SUMMER 2020 :: VIRTUAL PROGRAMMING

TADAIMA!
A Community Virtual Pilgrimage 

The Nikkei Block Party was a virtual program developed by Courtney Ozaki from the Japanese Arts Network and Erin Aoyama for the Japanese American Memorial Pilgrimage Tadaima! Community Virtual Pilgrimage.  Our aim was to lift up the voices and stories of our community, while also creating space to listen and to hear the voices, the stories, and the struggles of other communities. We aimed to make space, as a community, to hear the voices of those who continue the fight against the perpetuation of state violence in the service of white supremacy, especially Black and indigenous folks, and other POC in the U.S.  Art - poems, prose, music, movement - has the power to help us do this.
 

The histories of block parties are steeped in celebrations of community, culture, and place, and deeply entwined with the birth of hip hop and social justice movements in places like the Bronx, Newark, and Oakland. In a small way, then, we seek to honor the roots of block parties here, by insisting on the entanglement of artistic cultural expression, history, and activism.
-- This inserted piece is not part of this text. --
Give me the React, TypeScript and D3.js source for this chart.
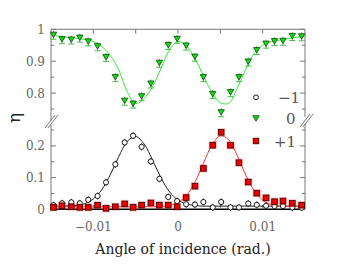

The Nikkei Block Party was a celebration of Nikkei (referring to people of Japanese ancestry residing outside of Japan) culture, history, and identities, through art. Featuring poets, playwrights, musicians, writers, dancers, actors, and performers, each Nikkei Block Party sought to create community through artistic expression.

The Nikkei Block Party was a way of remembering the lives, homes, and communities destroyed by the anti-Japanese racism that reached a peak during World War II. Despite this destruction - not only of property and livelihoods, but of roots, of dreams, and of families - Japanese Americans found ways to rebuild, over and over again. Though rebuilding was a process ridden with loss and grief at every step, the block neighborhoods at camp provided opportunities for new community relationships and bonds to form that sustained many throughout their time incarcerated and into the uncertainty of postwar resettlement.

By invoking the idea of a “block party,” we honored the legacies of our ancestors and the pilgrimages of years past, where the very idea of Japanese American community has continued to grow and evolve.